Poster Session presenters included:
- “Getting Things Done” by Karen Caputo, Grant Joslin, Amanda Nelson, Danielle Ross, and Maria Pease of the Ohio History Service Corps;
- “Bridging the Divide: Integrating Privacy Sensitivity Audits into the Archival Appraisal Process” by Judith A. Wiener and Anne Gilliland of the Ohio State University Health Sciences Library;
- “Aerial Photographs: Taking Off into the Digital Realm” by Shayna Muckerheide, MLIS-Archives intern at the Sandusky Library;
- “Worn Chappals: Soul Imprints” by Jacqueline Ruiz of the Asian Indian Heritage Project;
- “Mississippi Freedom Summer: The Digitization Process at the Archives” by Jacqueline Johnson and Elias Tzoc of Miami University;
- “Capstone Project: Jewish Federation of Greater Dayton Records” by Jeremy Katz, Wright State University Public History student; and
- “Oral History: A Dynamic Source for Community Development” by Elise Kelly, Wright State University Public History student.
Concurrent Session #3 (the final time block) options included: “Ohio Historical Records Advisory Board Regrants Program” presented by Fred Previts (Ohio Historical Society), John Runion (Stark County Records Manager), Natalie Fritz (Clark County Historical Society), Meghan Hays (Shaker Heights Public Library), and Ron Luce (Athens County Historical Society), or “Mind Mapping for Archival Processing: Using Personal Brain Software to Facilitate Arrangement of the Auguste Martin Collection” presented by Jillian Slater and Amy Rohmiller of University of Dayton.

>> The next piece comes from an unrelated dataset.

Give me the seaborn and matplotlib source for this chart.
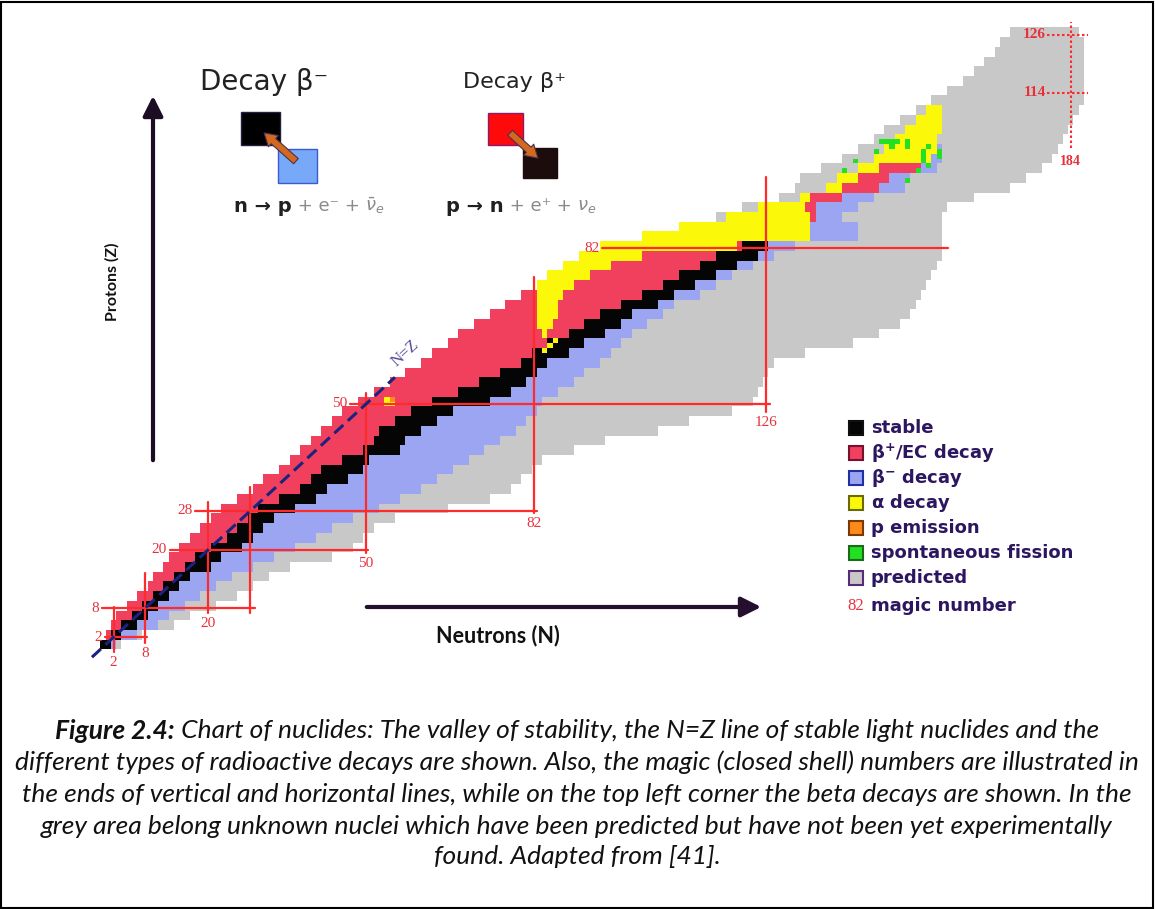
import numpy as np
import pandas as pd
import matplotlib
matplotlib.use("Agg")
import matplotlib.pyplot as plt
import seaborn as sns
from matplotlib.colors import ListedColormap
from matplotlib.patches import Rectangle, FancyArrowPatch

W, H, DPI = 1155, 909, 100

# ---------------- data ----------------
# proton bands (lower Z of each 2-row band)
z_band = [0, 2, 4, 6, 8, 10, 12, 14, 16, 18, 20, 22, 24, 26, 28, 30, 32, 34, 36, 38,
          40, 42, 44, 46, 48, 50, 52, 54, 56, 58, 60, 62, 64, 66, 68, 70, 72, 74, 76, 78,
          80, 82, 84, 86, 88, 90, 92, 94, 96, 98, 100, 102, 104, 106, 108, 110, 112, 114,
          116, 118, 120, 122, 124, 126]
pred_lo = [0, 1, 2, 3, 5, 7, 9, 10, 12, 13, 15, 17, 19, 21, 23, 26, 29, 31, 34, 36,
           38, 40, 42, 44, 46, 49, 52, 55, 58, 61, 63, 66, 68, 71, 74, 77, 80, 83, 85, 88,
           91, 95, 103, 110, 117, 122, 129, 132, 133, 137, 141, 144, 147, 149, 152, 155,
           158, 161, 164, 166, 168, 170, 171, 173]
known_lo = [0, 1, 2, 3, 5, 7, 9, 10, 12, 13, 15, 17, 19, 21, 23, 26, 29, 31, 34, 36,
            38, 40, 42, 44, 46, 49, 52, 55, 58, 61, 63, 66, 68, 71, 74, 77, 80, 83, 85, 88,
            91, 95, 103, 110, 119, 125, 133, 138, 140, 144, 147, 149, 151, 153, 155, 157,
            158, 161, 164, 166, 168, 170, 171, 173]
alpha_lo = [0] * 25 + [54, 0, 0, 0, 0, 0, 0, 84, 83, 83, 83, 83, 83, 85, 88,
                       91, 95, 103, 110, 119, 125, 133, 138, 140, 144, 147, 149, 151, 153, 155, 157,
                       0, 0, 0, 0, 0, 0, 0, 0]
alpha_hi = [0] * 25 + [56, 0, 0, 0, 0, 0, 0, 85, 86, 87, 87, 88, 90, 93, 97,
                       103, 121, 135, 135, 135, 134, 135, 141, 144, 148, 158, 159, 159, 160, 160, 160,
                       0, 0, 0, 0, 0, 0, 0, 0]
stable_lo = [0, 2, 4, 6, 8, 10, 12, 14, 16, 18, 21, 24, 26, 28, 30, 34, 38, 40, 42, 46,
             50, 52, 53, 56, 59, 63, 68, 72, 76, 80, 82, 85, 89, 92, 95, 99, 103, 107, 110, 114,
             117, 122, 135, 135, 136, 136, 141, 148, 150, 156, 158, 159, 159, 160, 160, 160,
             158, 161, 164, 166, 168, 170, 171, 173]
stable_hi = [2, 4, 7, 9, 11, 13, 15, 17, 21, 23, 27, 29, 31, 33, 37, 41, 43, 47, 50, 51,
             57, 58, 61, 64, 67, 74, 78, 81, 83, 85, 89, 92, 96, 99, 101, 106, 109, 113, 117, 121,
             125, 127, 135, 135, 136, 136, 141, 148, 150, 156, 158, 159, 159, 160, 160, 160,
             158, 161, 164, 166, 168, 170, 171, 173]
bminus_hi = [3, 7, 11, 13, 16, 19, 22, 25, 29, 33, 37, 41, 44, 48, 53, 57, 61, 64, 67, 70,
             73, 76, 79, 81, 83, 84, 87, 90, 92, 95, 97, 99, 101, 104, 107, 109, 114, 117, 120, 124,
             128, 132, 144, 144, 141, 144, 147, 153, 154, 159, 160, 160, 159, 160, 160, 160,
             158, 161, 164, 166, 168, 170, 171, 173]
pred_hi = [4, 8, 14, 17, 22, 26, 29, 32, 36, 44, 48, 50, 52, 56, 66, 74, 78, 80, 82, 84,
           90, 96, 106, 112, 120, 124, 125, 126, 127, 128, 134, 143, 148, 152, 154, 155, 156, 157, 158, 159,
           160, 160, 160, 160, 160, 161, 166, 173, 176, 179, 181, 182, 183, 184, 185, 186,
           187, 187, 187, 187, 187, 187, 187, 186]

# isolated cells
fission_z = [104, 104, 104, 104, 103, 104, 103, 100, 101, 102, 103, 99, 101, 102, 100, 102, 98, 96, 98]
fission_n = [148, 149, 150, 151, 150, 153, 153, 156, 156, 156, 157, 157, 159, 159, 143, 147, 141, 153, 155]
pemit_z = [51]
pemit_n = [55]
alpha_spot_z = [61, 62, 63]
alpha_spot_n = [84, 85, 86]

# magic numbers
magic_h_z = [2, 8, 20, 28, 50, 82]
magic_h_n0 = [0.4, -0.2, 12.7, 17.5, 47.0, 94.9]
magic_h_n1 = [8.4, 28.9, 50.4, 82.5, 126.8, 160.6]
magic_v_n = [2, 8, 20, 28, 50, 82, 126]
magic_v_z0 = [-1.0, 0.8, 7.0, 7.0, 19.3, 27.6, 48.4]
magic_v_z1 = [8.2, 15.2, 29.8, 32.9, 52.3, 76.1, 96.7]
magic_v_label = ["2", "8", "20", "", "50", "82", "126"]
pred_magic_z = [126, 114]
pred_magic_n = [184]

legend_labels = ["stable", r"$\mathbf{\beta^{+}}$/EC decay", r"$\mathbf{\beta^{-}}$ decay",
                 r"$\mathbf{\alpha}$ decay", "p emission", "spontaneous fission", "predicted"]

caption_lines = [
    "Chart of nuclides: The valley of stability, the N=Z line of stable light nuclides and the",
    "different types of radioactive decays are shown. Also, the magic (closed shell) numbers are illustrated in",
    "the ends of vertical and horizontal lines, while on the top left corner the beta decays are shown. In the",
    "grey area belong unknown nuclei which have been predicted but have not been yet experimentally",
    "found. Adapted from [41].",
]

# ---------------- styling ----------------
sns.set_theme(style="white")
plt.rcParams["font.family"] = ["DejaVu Sans"]

C_STABLE, C_BPLUS, C_BMINUS = "#050505", "#f0405e", "#9ba5f2"
C_ALPHA, C_P, C_FIS, C_PRED = "#fcf80a", "#ff8c1a", "#22e022", "#c8c8c8"
C_MAGIC = "#ff2a2a"
C_MAGIC_TXT = "#e8303a"

NMAX, ZMAX = 191, 131
grid = np.zeros((ZMAX, NMAX), dtype=int)
for i, z0 in enumerate(z_band):
    for z in (z0, z0 + 1):
        row = grid[z]
        row[pred_lo[i]:pred_hi[i]] = 7
        row[known_lo[i]:stable_lo[i]] = 2
        row[alpha_lo[i]:alpha_hi[i]] = 4
        row[stable_lo[i]:stable_hi[i]] = 1
        row[stable_hi[i]:bminus_hi[i]] = 3
for z, n in zip(fission_z, fission_n):
    grid[z, n] = 6
for z, n in zip(pemit_z, pemit_n):
    grid[z, n] = 5
for z, n in zip(alpha_spot_z, alpha_spot_n):
    grid[z, n] = 4
df = pd.DataFrame(grid)

fig = plt.figure(figsize=(W / DPI, H / DPI), dpi=DPI)
fig.patch.set_facecolor("white")

PXN, PXZ = 5.26, 4.86
ax_left = 103 - 0.5 * PXN
ax_bottom_px = 647 + 0.5 * PXZ
ax = fig.add_axes([ax_left / W, (H - ax_bottom_px) / H, NMAX * PXN / W, ZMAX * PXZ / H])
cmap = ListedColormap([C_STABLE, C_BPLUS, C_BMINUS, C_ALPHA, C_P, C_FIS, C_PRED])
sns.heatmap(df, ax=ax, cmap=cmap, vmin=0.5, vmax=7.5, mask=(df == 0), cbar=False,
            xticklabels=False, yticklabels=False, linewidths=0)
ax.set_xlim(0, NMAX)
ax.set_ylim(0, ZMAX)
ax.axis("off")


def X(n):
    return n + 0.5


def Y(z):
    return z + 0.5


SERIF = "Liberation Serif"
# magic lines
for z, n0, n1 in zip(magic_h_z, magic_h_n0, magic_h_n1):
    ax.plot([X(n0), X(n1)], [Y(z), Y(z)], color=C_MAGIC, lw=1.6, clip_on=False, zorder=5)
    ax.annotate(str(z), xy=(X(n0), Y(z)), xytext=(-2, 0), textcoords="offset points",
                ha="right", va="center", color=C_MAGIC_TXT, fontsize=11, family=SERIF,
                annotation_clip=False)
for n, z0, z1, lbl in zip(magic_v_n, magic_v_z0, magic_v_z1, magic_v_label):
    ax.plot([X(n), X(n)], [Y(z0), Y(z1)], color=C_MAGIC, lw=1.6, clip_on=False, zorder=5)
    if lbl:
        ax.annotate(lbl, xy=(X(n), Y(z0)), xytext=(0, -3), textcoords="offset points",
                    ha="center", va="top", color=C_MAGIC_TXT, fontsize=11, family=SERIF,
                    annotation_clip=False)
for z in pred_magic_z:
    ax.plot([X(179.5), X(187.3)], [Y(z), Y(z)], color=C_MAGIC, lw=1.5, ls=(0, (1.2, 1.2)),
            clip_on=False, zorder=5)
    ax.annotate(str(z), xy=(X(179.5), Y(z)), xytext=(-1, 0), textcoords="offset points",
                ha="right", va="center", color=C_MAGIC_TXT, fontsize=11, family=SERIF,
                fontweight="bold", annotation_clip=False)
for n in pred_magic_n:
    ax.plot([X(n), X(n)], [Y(102.7), Y(128.6)], color=C_MAGIC, lw=1.5, ls=(0, (1.2, 1.2)),
            clip_on=False, zorder=5)
    ax.annotate(str(n), xy=(X(n), Y(102.7)), xytext=(0, -5), textcoords="offset points",
                ha="center", va="top", color=C_MAGIC_TXT, fontsize=10, family=SERIF,
                fontweight="bold", annotation_clip=False)

# N = Z line
ax.plot([X(-2.1), X(55.5)], [Y(-2.1), Y(55.5)], color="#1a237e", lw=2.2,
        ls=(0, (4, 2)), clip_on=False, zorder=6)
ax.text(X(57.5), Y(60.5), "N=Z", rotation=43, color="#5a4a9a", fontsize=12,
        family=SERIF, ha="center", va="center", rotation_mode="anchor", zorder=6)


def fx(x):
    return x / W


def fy(y):
    return 1 - y / H


# axis arrows
fig.add_artist(FancyArrowPatch((fx(153), fy(463)), (fx(153), fy(93)), transform=fig.transFigure,
                               arrowstyle="-|>,head_length=0.6,head_width=0.3", mutation_scale=20,
                               lw=3, color="#1c0c24"))
fig.text(fx(112), fy(282), "Protons (Z)", rotation=90, ha="center", va="center",
         fontsize=11.5, fontweight="bold", family="Lato", color="#111111")
fig.add_artist(FancyArrowPatch((fx(364), fy(607)), (fx(764), fy(607)), transform=fig.transFigure,
                               arrowstyle="-|>,head_length=0.6,head_width=0.3", mutation_scale=20,
                               lw=3, color="#24102e"))
fig.text(fx(498), fy(636), "Neutrons (N)", ha="center", va="center",
         fontsize=15.5, fontweight="bold", family="Lato", color="#111111")

# beta decay inset
fig.text(fx(200), fy(82), "Decay β⁻", ha="left", va="center", fontsize=20, color="#222222")
fig.text(fx(463), fy(82), "Decay β⁺", ha="left", va="center", fontsize=16, color="#222222")
fig.add_artist(Rectangle((fx(241), fy(145)), 39 / W, 33 / H, transform=fig.transFigure,
                         facecolor="black", edgecolor="#202040", lw=1))
fig.add_artist(Rectangle((fx(278), fy(183)), 39 / W, 34 / H, transform=fig.transFigure,
                         facecolor="#78a9f8", edgecolor="#3a5ad0", lw=1))
fig.add_artist(Rectangle((fx(488), fy(145)), 35 / W, 32 / H, transform=fig.transFigure,
                         facecolor="#ff0a0a", edgecolor="#8a1a6a", lw=1))
fig.add_artist(Rectangle((fx(523), fy(178)), 34 / W, 30 / H, transform=fig.transFigure,
                         facecolor="#1c0c0c", edgecolor="#1c0c0c", lw=1))
for p0, p1 in [((298, 163), (262, 131)), ((508, 131), (540, 160))]:
    fig.add_artist(FancyArrowPatch((fx(p0[0]), fy(p0[1])), (fx(p1[0]), fy(p1[1])),
                                   transform=fig.transFigure,
                                   arrowstyle="simple,head_length=0.5,head_width=0.6,tail_width=0.28",
                                   mutation_scale=18, facecolor="#d2691e", edgecolor="#4a3050",
                                   lw=0.8))

renderer = fig.canvas.get_renderer()


def chain(pieces, x_px, y_px, align="left"):
    items = []
    for s, kw in pieces:
        t = fig.text(0, 0, s, ha="left", va="center", **kw)
        items.append((t, t.get_window_extent(renderer=renderer).width))
    total = sum(w for _, w in items)
    x = x_px - total / 2 if align == "center" else x_px
    for t, w in items:
        t.set_position((fx(x), fy(y_px)))
        x += w


dark = dict(fontsize=14, color="#202020", fontweight="bold")
grey = dict(fontsize=13, color="#8a8a8a")
chain([("n → p", dark), (" + e⁻ + ", grey), (r"$\bar{\nu}_e$", grey)], 234, 206)
chain([("p → n", dark), (" + e⁺ + ", grey), (r"$\nu_e$", grey)], 446, 206)

# legend
leg_colors = [C_STABLE, C_BPLUS, C_BMINUS, C_ALPHA, C_P, C_FIS, C_PRED]
leg_edges = ["#101010", "#7a1030", "#2030a0", "#6a6a00", "#7a3a00", "#1a6a1a", "#5a2a7a"]
leg_y = [428, 453, 478, 503, 528, 553, 578]
LEG_FS = 13
for c, e, y, lbl in zip(leg_colors, leg_edges, leg_y, legend_labels):
    fig.add_artist(Rectangle((fx(849), fy(y + 7)), 14 / W, 14 / H, transform=fig.transFigure,
                             facecolor=c, edgecolor=e, lw=1.5))
    fig.text(fx(871), fy(y), lbl, ha="left", va="center", fontsize=LEG_FS, fontweight="bold",
             color="#2d1660")
fig.text(fx(856), fy(606), "82", ha="center", va="center", fontsize=12, family=SERIF,
         color=C_MAGIC_TXT)
fig.text(fx(871), fy(606), "magic number", ha="left", va="center", fontsize=LEG_FS,
         fontweight="bold", color="#2d1660")

# caption
cap_font = "Lato"
CAP_FS = 19
cap_y = [731, 762, 794, 826, 857]
chain([("Figure 2.4:", dict(fontsize=CAP_FS, family=cap_font, style="italic", fontweight="bold", color="#111111")),
       (" " + caption_lines[0], dict(fontsize=CAP_FS, family=cap_font, style="italic", color="#111111"))],
      577, cap_y[0], align="center")
for line, y in zip(caption_lines[1:], cap_y[1:]):
    fig.text(fx(577), fy(y), line, ha="center", va="center", fontsize=CAP_FS, family=cap_font,
             style="italic", color="#111111")

# outer frame
fig.add_artist(Rectangle((0.001, 0.001), 0.997, 0.997, transform=fig.transFigure, fill=False,
                         edgecolor="black", lw=1.5))

fig.savefig("out.png", dpi=DPI)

I attended the session on OHRAB Re-Grants. How could I not? My dear friend, former classmate (and on that particular day, carpool-mate) Natalie was one of the presenters! The presentations discussed projects that had been made possible with funding from the OHRAB Re-Grants program.
Natalie Fritz and the Clark County Historical Society have been using their grant funding to re-house probate records. Natalie shared some of the trials and tribulations of the project, as well as some of the neat stories that have been uncovered. This current re-grant project is a continuation of a previous re-grant. Most of the work is being undertaken by volunteers, and Natalie mentioned how glad she was that the volunteers were happy to hear the project would continue. They have found many interesting items in the probate records, the only downside of which is the inclination to read everything (because it’s so interesting!), which makes the work go a little more slowly. (I should note that they haven’t had any trouble meeting their grant deadlines, though, so hey, if reading the cool stuff keeps everyone happy and the work still gets done on time, it sounds like a win-win situation to me!)
Meghan Hays talked about a project to digitize a really cool collection of Shaker Heights building information cards. The cards include information such as when the building was constructed, original value, the architect, sometimes even a reference to where the blueprints can be found. (Man, I wish we had these for Dayton! I am so jealous on that count!) The cards can be viewed online at shakerbuildings.com, which is handy since it enables volunteers to work on the indexing/transcription remotely.
Ron Luce of Athens County Historical Society also talked about a project to preserve county probate records. He said he was horrified by the state of the records at the courthouse. (A year or two ago, I had a similar experience at an Ohio county courthouse that shall remain nameless, so I can relate!) So Ron asked if the historical society could have them, to preserve them better. After much discussion, it was eventually decided that yes, the historical society could take them. Preservation activities have included new boxes and shelving for the probate records.
And so, another SOA Annual Meeting came to a close, about 4:00 p.m. I found the conference very interesting, informative, and thought-provoking. In my humble opinion, I think it was a great success, although, as I admitted in paragraph 1, having never been to one of these before, I have no frame of reference for what the SOA Meeting is “suppose to” be like. I expect that this will be the first of many for me, however…or at least, I hope so!